Right Triangle Reference Diagram
Notation: Sides a and b are the legs, h is the hypotenuse. Angle A is opposite side a, angle B is opposite side b, and angle C = 90°.
Key Formulas
| Quantity | Formula |
|---|---|
| Pythagorean Theorem | \( a^2 + b^2 = h^2 \) |
| Sine Ratio | \( \sin A = \frac{a}{h} \) |
| Cosine Ratio | \( \cos A = \frac{b}{h} \) |
| Tangent Ratio | \( \tan A = \frac{a}{b} \) |
| Area | \( \text{Area} = \frac{1}{2}ab \) |
| Perimeter | \( \text{Perimeter} = a + b + h \) |
| Complementary Angles | \( A + B = 90^\circ \) |
1
Two Sides (a and b)
EasyExample: In a right triangle, side a = 3, side b = 4. Find the hypotenuse, angles, area, and perimeter.
Step-by-Step Solution:
Step 1: Apply Pythagorean theorem to find hypotenuse h
\[ h = \sqrt{a^2 + b^2} = \sqrt{3^2 + 4^2} = \sqrt{9 + 16} = \sqrt{25} = 5 \]
Step 2: Find angle A using inverse sine
\[ A = \arcsin\left(\frac{a}{h}\right) = \arcsin\left(\frac{3}{5}\right) \approx 36.87^\circ \]
Step 3: Find angle B (complementary)
\[ B = 90^\circ - A \approx 53.13^\circ \]
Step 4: Calculate area
\[ \text{Area} = \frac{1}{2}ab = \frac{1}{2}(3)(4) = 6 \]
Step 5: Calculate perimeter
\[ \text{Perimeter} = a + b + h = 3 + 4 + 5 = 12 \]
✅ Condition for Solvability: Both a and b must be positive real numbers.

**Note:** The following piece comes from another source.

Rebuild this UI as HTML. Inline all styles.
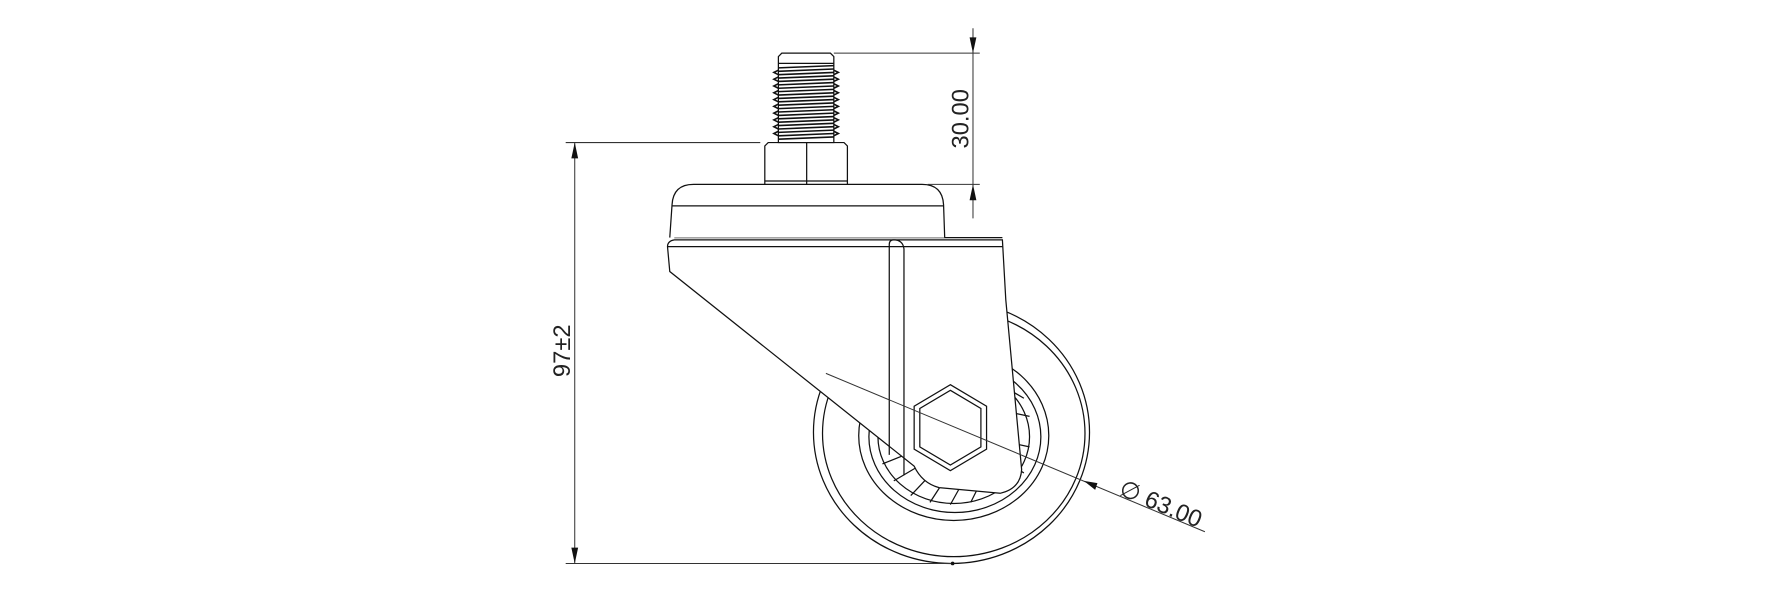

Final Answer: h = 5, A ≈ 36.87°, B ≈ 53.13°, Area = 6, Perimeter = 12
2
Side & Hypotenuse (a, h)
EasyExample: In a right triangle, side a = 3, hypotenuse h = 5. Find side b, angles, area, and perimeter.
Step-by-Step Solution:
Step 1: Apply Pythagorean theorem to find side b
\[ b = \sqrt{h^2 - a^2} = \sqrt{5^2 - 3^2} = \sqrt{25 - 9} = \sqrt{16} = 4 \]
Step 2: Find angle A
\[ A = \arcsin\left(\frac{a}{h}\right) = \arcsin\left(\frac{3}{5}\right) \approx 36.87^\circ \]
Step 3: Find angle B
\[ B = 90^\circ - A \approx 53.13^\circ \]
Step 4: Calculate area
\[ \text{Area} = \frac{1}{2}ab = \frac{1}{2}(3)(4) = 6 \]

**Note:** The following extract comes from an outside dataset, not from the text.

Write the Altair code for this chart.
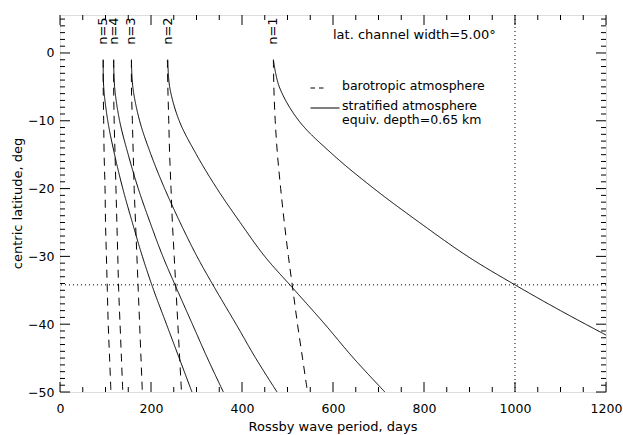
import altair as alt
import pandas as pd

# ---- data: Rossby wave periods (days) vs centric latitude (deg) ----
lat = [-1, -5, -10, -15, -20, -25, -30, -35, -40, -45, -50]

# stratified atmosphere (equivalent depth 0.65 km), modes n=1..5
strat_n1_lat = [-1, -5, -10, -15, -20, -25, -30, -34.2, -38, -41.6]
strat_n1 = [469, 482, 525, 600, 690, 790, 896, 1000, 1100, 1200]
strat_n2 = [237, 241, 262, 300, 345, 396, 450, 516, 582, 645, 714]
strat_n3 = [157, 160, 175, 200, 230, 264, 301, 343, 387, 430, 477]
strat_n4 = [118, 120, 131, 150, 172, 198, 226, 258, 291, 324, 359]
strat_n5 = [95, 96, 105, 120, 138, 159, 181, 206, 234, 262, 290]

# barotropic atmosphere, modes n=1..5
baro_n1 = [469, 470, 473, 478, 485, 493, 502, 512, 522, 533, 544]
baro_n2 = [236, 237, 239, 241, 244, 247, 251, 255, 259, 263, 267]
baro_n3 = [157, 157, 159, 161, 163, 166, 169, 172, 175, 178, 181]
baro_n4 = [118, 118, 119, 121, 123, 125, 127, 129, 132, 135, 138]
baro_n5 = [95, 95, 96, 97, 99, 100, 102, 104, 106, 109, 112]

mode_labels = ["n=1", "n=2", "n=3", "n=4", "n=5"]
label_lat = 1.2

obs_period = 1000
obs_lat = -34.2

x_major = [0, 200, 400, 600, 800, 1000, 1200]
y_major = [-50, -40, -30, -20, -10, 0]

# ---- layout ----
W, H = 546, 377
FONT = "DejaVu Sans"

xs = alt.Scale(domain=[0, 1200], nice=False, zero=False)
ys = alt.Scale(domain=[-50, 5.6], nice=False, zero=False)

rows = []
curves = [
    ("s1", "strat", strat_n1_lat, strat_n1),
    ("s2", "strat", lat, strat_n2),
    ("s3", "strat", lat, strat_n3),
    ("s4", "strat", lat, strat_n4),
    ("s5", "strat", lat, strat_n5),
    ("b1", "baro", lat, baro_n1),
    ("b2", "baro", lat, baro_n2),
    ("b3", "baro", lat, baro_n3),
    ("b4", "baro", lat, baro_n4),
    ("b5", "baro", lat, baro_n5),
]
for cid, kind, lats, periods in curves:
    for i, (la, p) in enumerate(zip(lats, periods)):
        rows.append({"curve": cid, "kind": kind, "lat": la, "period": p, "idx": i})
df = pd.DataFrame(rows)

lines = alt.Chart(df).mark_line(
    color="black", strokeWidth=1, interpolate="catmull-rom", clip=True
).encode(
    x=alt.X("period:Q", scale=xs,
            axis=alt.Axis(values=x_major, format="d", ticks=False, domain=False,
                          grid=False, labelFont=FONT, labelFontSize=12.5,
                          labelColor="black", labelPadding=10, title=None,
                          labelFlush=False)),
    y=alt.Y("lat:Q", scale=ys,
            axis=alt.Axis(values=y_major, format="d", ticks=False, domain=False,
                          grid=False, labelFont=FONT, labelFontSize=12.5,
                          labelColor="black", labelPadding=6, title=None,
                          labelFlush=False)),
    detail="curve:N",
    order="idx:Q",
    strokeDash=alt.StrokeDash("kind:N",
                              scale=alt.Scale(domain=["baro", "strat"],
                                              range=[[8, 6], [1, 0]]),
                              legend=None),
)

# dotted reference lines
vline = alt.Chart(pd.DataFrame({"v": [obs_period]})).mark_rule(
    color="black", strokeWidth=1, strokeDash=[1, 3]
).encode(x=alt.X("v:Q", scale=xs))
hline = alt.Chart(pd.DataFrame({"v": [obs_lat]})).mark_rule(
    color="black", strokeWidth=1, strokeDash=[1, 3]
).encode(y=alt.Y("v:Q", scale=ys))

# mode labels above the curve tops
lab_df = pd.DataFrame({
    "t": mode_labels,
    "p": [strat_n1[0], strat_n2[0], strat_n3[0], strat_n4[0], strat_n5[0]],
    "la": [label_lat] * 5,
})
mode_text = alt.Chart(lab_df).mark_text(
    angle=270, align="left", baseline="middle", font=FONT, fontSize=13, color="black"
).encode(x=alt.X("p:Q", scale=xs), y=alt.Y("la:Q", scale=ys), text="t:N")


# inward-pointing ticks on all four sides
def xticks(vals, length, top):
    y0 = 0 if top else H
    y1 = length if top else H - length
    return alt.Chart(pd.DataFrame({"v": vals})).mark_rule(
        color="black", strokeWidth=1
    ).encode(x=alt.X("v:Q", scale=xs), y=alt.value(y0), y2=alt.value(y1))


def yticks(vals, length, right):
    x0 = W if right else 0
    x1 = W - length if right else length
    return alt.Chart(pd.DataFrame({"v": vals})).mark_rule(
        color="black", strokeWidth=1
    ).encode(y=alt.Y("v:Q", scale=ys), x=alt.value(x0), x2=alt.value(x1))


x_minor = [v for v in range(0, 1201, 50) if v not in x_major]
y_minor = [v for v in range(-50, 6) if v not in y_major]

ticks = [
    xticks(x_major, 10, False), xticks(x_minor, 5, False),
    xticks(x_major, 10, True), xticks(x_minor, 5, True),
    yticks(y_major, 10, False), yticks(y_minor, 5, False),
    yticks(y_major, 10, True), yticks(y_minor, 5, True),
]


def note(text, x, y, angle=0, align="left", size=13):
    return alt.Chart(pd.DataFrame({"t": [text]})).mark_text(
        align=align, baseline="middle", font=FONT, fontSize=size,
        color="black", angle=angle
    ).encode(x=alt.value(x), y=alt.value(y), text="t:N")


one = pd.DataFrame({"k": [0]})
legend_dash = alt.Chart(one).mark_rule(color="black", strokeWidth=1, strokeDash=[4.5, 4]).encode(
    x=alt.value(250.5), x2=alt.value(263.5), y=alt.value(73))
legend_solid = alt.Chart(one).mark_rule(color="black", strokeWidth=1).encode(
    x=alt.value(250.5), x2=alt.value(279.5), y=alt.value(93))

notes = [
    note("lat. channel width=5.00°", 273, 20),
    note("barotropic atmosphere", 282, 71, size=12.5),
    note("stratified atmosphere", 282, 90.5, size=12.5),
    note("equiv. depth=0.65 km", 282, 104.5, size=12.5),
    note("Rossby wave period, days", W / 2, 412, align="center"),
    note("centric latitude, deg", -42, H / 2, angle=270, align="center"),
]

chart = alt.layer(
    lines, vline, hline, mode_text, legend_dash, legend_solid, *ticks, *notes
).properties(
    width=W, height=H,
    padding={"left": 60, "top": 15, "right": 17, "bottom": 43},
    autosize=alt.AutoSizeParams(type="none"),
).configure_view(
    stroke="black", strokeWidth=1
).configure(background="white")

chart.save("out.html", embed_options={"renderer": "svg", "actions": False})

Step 5: Calculate perimeter
\[ \text{Perimeter} = a + b + h = 3 + 4 + 5 = 12 \]
✅ Condition for Solvability: \( h > a > 0 \)

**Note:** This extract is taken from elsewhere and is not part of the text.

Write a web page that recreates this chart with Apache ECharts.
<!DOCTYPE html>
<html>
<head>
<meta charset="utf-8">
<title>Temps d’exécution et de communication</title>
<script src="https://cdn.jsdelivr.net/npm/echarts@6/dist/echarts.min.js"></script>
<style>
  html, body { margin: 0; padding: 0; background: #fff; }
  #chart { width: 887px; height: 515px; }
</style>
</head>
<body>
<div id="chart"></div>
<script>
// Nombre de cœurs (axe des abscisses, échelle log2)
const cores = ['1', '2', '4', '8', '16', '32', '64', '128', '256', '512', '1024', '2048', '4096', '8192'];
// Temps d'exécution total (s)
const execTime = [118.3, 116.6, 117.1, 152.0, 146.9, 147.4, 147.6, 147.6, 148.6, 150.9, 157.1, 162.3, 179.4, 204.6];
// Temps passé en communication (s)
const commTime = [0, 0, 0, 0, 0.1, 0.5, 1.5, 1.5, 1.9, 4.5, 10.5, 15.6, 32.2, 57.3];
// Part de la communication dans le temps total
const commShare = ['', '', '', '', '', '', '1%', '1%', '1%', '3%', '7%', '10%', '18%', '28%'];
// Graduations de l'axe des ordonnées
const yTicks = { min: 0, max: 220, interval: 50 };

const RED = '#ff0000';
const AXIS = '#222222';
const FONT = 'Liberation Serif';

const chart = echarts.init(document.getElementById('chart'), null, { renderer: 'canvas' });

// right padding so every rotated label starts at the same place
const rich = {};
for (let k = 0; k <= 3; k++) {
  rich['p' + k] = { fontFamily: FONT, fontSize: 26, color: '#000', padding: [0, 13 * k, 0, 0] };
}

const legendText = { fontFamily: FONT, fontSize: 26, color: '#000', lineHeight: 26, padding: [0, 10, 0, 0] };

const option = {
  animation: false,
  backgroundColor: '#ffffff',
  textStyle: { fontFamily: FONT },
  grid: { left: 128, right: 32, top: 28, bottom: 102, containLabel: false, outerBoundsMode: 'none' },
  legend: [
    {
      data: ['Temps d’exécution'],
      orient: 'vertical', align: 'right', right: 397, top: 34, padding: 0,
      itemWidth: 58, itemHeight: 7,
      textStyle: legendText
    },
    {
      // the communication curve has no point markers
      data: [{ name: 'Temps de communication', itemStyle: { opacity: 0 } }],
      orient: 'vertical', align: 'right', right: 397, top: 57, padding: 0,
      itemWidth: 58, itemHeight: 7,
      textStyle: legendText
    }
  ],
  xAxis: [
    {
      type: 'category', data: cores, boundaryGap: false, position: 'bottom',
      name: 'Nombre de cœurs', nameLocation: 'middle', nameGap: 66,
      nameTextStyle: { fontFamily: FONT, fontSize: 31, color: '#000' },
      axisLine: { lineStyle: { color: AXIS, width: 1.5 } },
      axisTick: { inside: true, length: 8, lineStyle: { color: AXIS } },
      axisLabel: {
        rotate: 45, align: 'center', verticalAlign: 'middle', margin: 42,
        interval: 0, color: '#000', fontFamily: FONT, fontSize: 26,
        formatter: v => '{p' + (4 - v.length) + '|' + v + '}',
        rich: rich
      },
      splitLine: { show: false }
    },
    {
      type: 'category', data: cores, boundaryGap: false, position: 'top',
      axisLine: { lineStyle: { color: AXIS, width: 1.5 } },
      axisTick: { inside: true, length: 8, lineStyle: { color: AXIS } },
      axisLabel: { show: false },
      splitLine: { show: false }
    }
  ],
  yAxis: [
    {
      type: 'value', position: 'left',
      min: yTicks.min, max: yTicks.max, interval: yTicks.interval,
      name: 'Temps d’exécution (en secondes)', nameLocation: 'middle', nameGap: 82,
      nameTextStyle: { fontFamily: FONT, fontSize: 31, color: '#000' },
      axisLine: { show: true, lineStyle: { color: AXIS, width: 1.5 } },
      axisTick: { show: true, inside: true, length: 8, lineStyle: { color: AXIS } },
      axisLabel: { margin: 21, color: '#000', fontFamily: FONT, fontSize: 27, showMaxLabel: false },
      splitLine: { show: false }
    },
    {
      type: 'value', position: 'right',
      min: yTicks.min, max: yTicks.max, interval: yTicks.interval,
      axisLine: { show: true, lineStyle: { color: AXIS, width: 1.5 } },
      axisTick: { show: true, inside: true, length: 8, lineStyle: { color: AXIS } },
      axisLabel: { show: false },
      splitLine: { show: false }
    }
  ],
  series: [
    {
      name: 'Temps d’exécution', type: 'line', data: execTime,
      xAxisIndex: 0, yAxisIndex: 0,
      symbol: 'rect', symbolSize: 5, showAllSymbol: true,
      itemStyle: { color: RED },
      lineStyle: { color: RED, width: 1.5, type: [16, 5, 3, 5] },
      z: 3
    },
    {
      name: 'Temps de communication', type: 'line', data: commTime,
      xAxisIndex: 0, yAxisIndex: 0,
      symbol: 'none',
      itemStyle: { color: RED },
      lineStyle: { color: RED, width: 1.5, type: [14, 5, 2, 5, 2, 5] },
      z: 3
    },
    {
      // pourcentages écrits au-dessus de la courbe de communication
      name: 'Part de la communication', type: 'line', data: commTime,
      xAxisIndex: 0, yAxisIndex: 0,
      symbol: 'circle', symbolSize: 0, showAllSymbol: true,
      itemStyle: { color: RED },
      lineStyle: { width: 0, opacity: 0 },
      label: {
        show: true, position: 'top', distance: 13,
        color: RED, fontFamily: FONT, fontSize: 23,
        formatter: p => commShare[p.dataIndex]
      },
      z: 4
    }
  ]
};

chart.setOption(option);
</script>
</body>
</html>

The hypotenuse must be greater than the given side.
Final Answer: b = 4, A ≈ 36.87°, B ≈ 53.13°, Area = 6, Perimeter = 12
3
Side & Area (a, area)
EasyExample: In a right triangle, side a = 3, area = 6. Find side b, hypotenuse, angles, and perimeter.
Step-by-Step Solution:
Step 1: Use area formula to find side b
\[ \text{Area} = \frac{1}{2}ab \implies 6 = \frac{1}{2}(3)b \implies b = \frac{2 \times 6}{3} = 4 \]
Step 2: Apply Pythagorean theorem
\[ h = \sqrt{a^2 + b^2} = \sqrt{3^2 + 4^2} = 5 \]
Step 3: Find angle A
\[ A = \arcsin\left(\frac{a}{h}\right) = \arcsin\left(\frac{3}{5}\right) \approx 36.87^\circ \]
Step 4: Find angle B
\[ B = 90^\circ - A \approx 53.13^\circ \]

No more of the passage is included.